Private trackers (at least, the "good ones") take time and effort to get into and stay in... most people just want convenience.
I am curious. If you are willing to pay for the convenience, why not just pay the original service providers?

Is it much less expensive?

Less expensive yes, but more importantly much more convenient. When 'all' the shows exist on a combination of Netflix, Hulu, Prime Video, Paramount, Disney+, and Max... you can easily get to $100/mo+ if you were to subscribe to all of them. Then, if you want to watch something from an international viewership, it might not even be available in your region. In addition, you now have to figure out which service offers what program... which for certain not-current shows can be maddening (some seasons on some services, some on others, some not even available).

As GabeN has stated: piracy is a service problem, not a pricing problem.

I think the answer is that is not nearly as convenient as original service providers would claim it is. I am in US and we just went through a crazy period of everyone and their mother trying to start their own streaming service. Good portion went under, some consolidated, but the market fragmentation leading to actual content you want to see being spread across multiple services is an annoyance.

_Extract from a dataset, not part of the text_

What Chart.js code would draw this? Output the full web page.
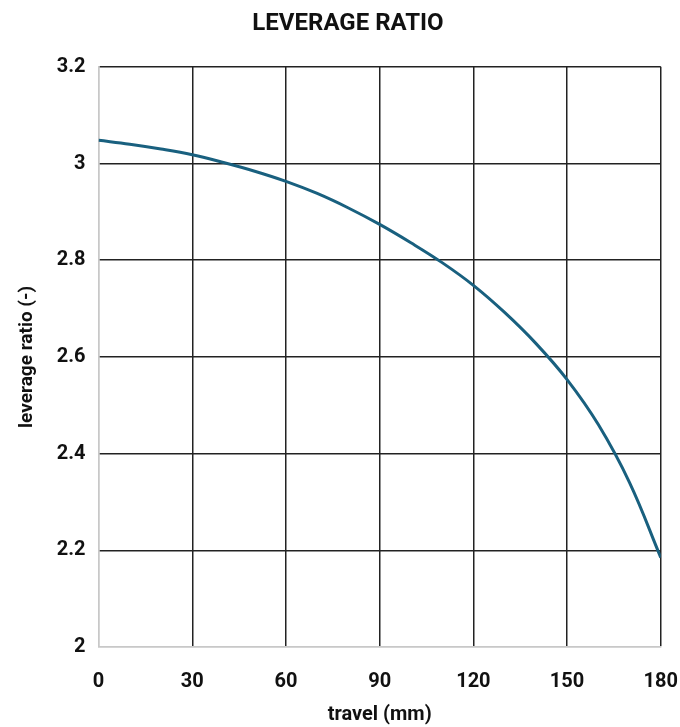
<!DOCTYPE html>
<html>
<head>
<meta charset="utf-8">
<script src="https://cdn.jsdelivr.net/npm/chart.js@4.4.1/dist/chart.umd.min.js"></script>
<style>
    html, body { margin: 0; padding: 0; background: #fff; }
    #wrap { width: 680px; height: 727px; }
</style>
</head>
<body>
<div id="wrap"><canvas id="leverageChart"></canvas></div>
<script>
// travel (mm) and leverage ratio
const travel = [0, 10, 20, 30, 40, 50, 60, 70, 80, 90, 100, 110, 120, 130, 140, 150, 160, 170, 180];
const leverage = [3.048, 3.040, 3.030, 3.018, 3.002, 2.984, 2.963, 2.938, 2.908, 2.874, 2.836, 2.795, 2.748, 2.692, 2.628, 2.553, 2.460, 2.340, 2.185];
const xTicks = [0, 30, 60, 90, 120, 150, 180];
const yTicks = [2, 2.2, 2.4, 2.6, 2.8, 3, 3.2];

const FONT = "'Roboto', 'Liberation Sans', sans-serif";

document.addEventListener('DOMContentLoaded', function() {
    Chart.defaults.font.family = FONT;
    Chart.defaults.color = '#111';

    const ctx = document.getElementById('leverageChart');
    new Chart(ctx, {
        type: 'line',
        data: {
            datasets: [{
                label: 'leverage ratio',
                data: travel.map((t, i) => ({ x: t, y: leverage[i] })),
                borderColor: '#19607f',
                borderWidth: 3,
                pointRadius: 0,
                tension: 0.4,
                fill: false
            }]
        },
        options: {
            responsive: true,
            maintainAspectRatio: false,
            animation: false,
            layout: { padding: { left: 16, right: 0, top: 6, bottom: 0 } },
            plugins: {
                legend: { display: false },
                tooltip: { enabled: false },
                title: {
                    display: true,
                    text: 'LEVERAGE RATIO',
                    font: { size: 24, weight: 'bold' },
                    color: '#111',
                    padding: { top: 4, bottom: 28 }
                }
            },
            scales: {
                x: {
                    type: 'linear',
                    min: 0,
                    max: 180,
                    afterBuildTicks: axis => { axis.ticks = xTicks.map(v => ({ value: v })); },
                    grid: {
                        color: c => c.tick && c.tick.value === 0 ? '#c8c8c8' : '#222',
                        lineWidth: 1.5,
                        // invisible tick marks push the labels down without widening the right overhang
                        drawTicks: true,
                        tickLength: 21,
                        tickColor: 'rgba(0,0,0,0)'
                    },
                    border: { color: '#c8c8c8', width: 1.5 },
                    ticks: {
                        font: { size: 20, weight: 'bold' },
                        padding: 2,
                        maxRotation: 0
                    },
                    title: {
                        display: true,
                        text: 'travel (mm)',
                        font: { size: 20, weight: 'bold' },
                        padding: { top: 7, bottom: 0 }
                    }
                },
                y: {
                    min: 2,
                    max: 3.2,
                    afterBuildTicks: axis => { axis.ticks = yTicks.map(v => ({ value: v })); },
                    grid: {
                        color: c => c.tick && c.tick.value === 2 ? '#c8c8c8' : '#222',
                        lineWidth: 1.5,
                        drawTicks: false
                    },
                    border: { color: '#c8c8c8', width: 1.5 },
                    ticks: {
                        font: { size: 20, weight: 'bold' },
                        padding: 13,
                        callback: v => String(Number(v.toFixed(2)))
                    },
                    title: {
                        display: true,
                        text: 'leverage ratio (-)',
                        font: { size: 19, weight: 'bold' },
                        padding: { top: 0, bottom: 5 }
                    }
                }
            }
        }
    });
});
</script>
</body>
</html>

I will provide a concrete example. My buddy got into anime and was raving about one specific title so I checked Hulu for it, but Hulu, for some unfathomable reason starts that anime at season 4.. If I want to legally Stream season one, I would need to try the Sony owned anime thing, which I refuse to do for reasons not related to streaming wars. I ended up buying a dvd ( cheap and good enough quality for me ).

And pirates... have everything and, unless you are looking for newest releases, is of superior quality.

I used to run one of these. People would pay because (a) we had TV shows that literally were not available through any streaming service, (b) people wanted real downloads they could hoard.
Not the OP, but when you go down the illegal route, it is much easier to find whatever you want to watch, watch it on any device with no limitations, etc. The fragmentation and limitations of the usual big services is a nuisance.
Over here it's a fair bit less expensive because it just has everything. On normal streaming platforms dubbed shows aren't always there and because the market is small a lot of things are just not available anywhere legally
Yes I believe so. Probably in the region of €150 a year for everything and you can watch in up to 5 devices.

Movies, apple TV, netflix, Amazon, Disney, hbo, sports PPV

paying per mo is certainly more convenient I guess. but once you are in, there isn't a cost to stay in. Some trackers might boot you if you don't log in once every 3-6 mo.
Some content people want to watch is live, which can be challenging to publish and disseminate as a torrent.
Because people want to it live? It says they were redistributing IPTV which is essentially cable over the Internet.
No? IPTV is a protocol. You can send on-demand movies etc too.
It is literally the specification to send live tv over IP. The fact some services also support on demand movies is irrelevant to the fact the service in question is for live tv.

https://en.m.wikipedia.org/wiki/Internet_Protocol_television

You send an MPEG transport stream. The contents are arbitrary and can be anything you want, live TV, movies, etc.
I never said it doesn't support live tv. But I was trying to point out that people who pay for the above service are not _necessarily_ interested in the live tv feature. I.e. it's not the reason for some. I'd guess convenience.
Convenience, I guess. I'm not that deep into the piracy world that I even know of all my alternatives, to be honest.

I pay a reasonable subscription fee, download the app on all my devices, and watch whatever I want.

The app is compatible with all of my devices, isn't broken, there are no unreasonable limits or restrictions, and no ads. That's a lot more than I can say for the 5 or 6 subscriptions it replaces.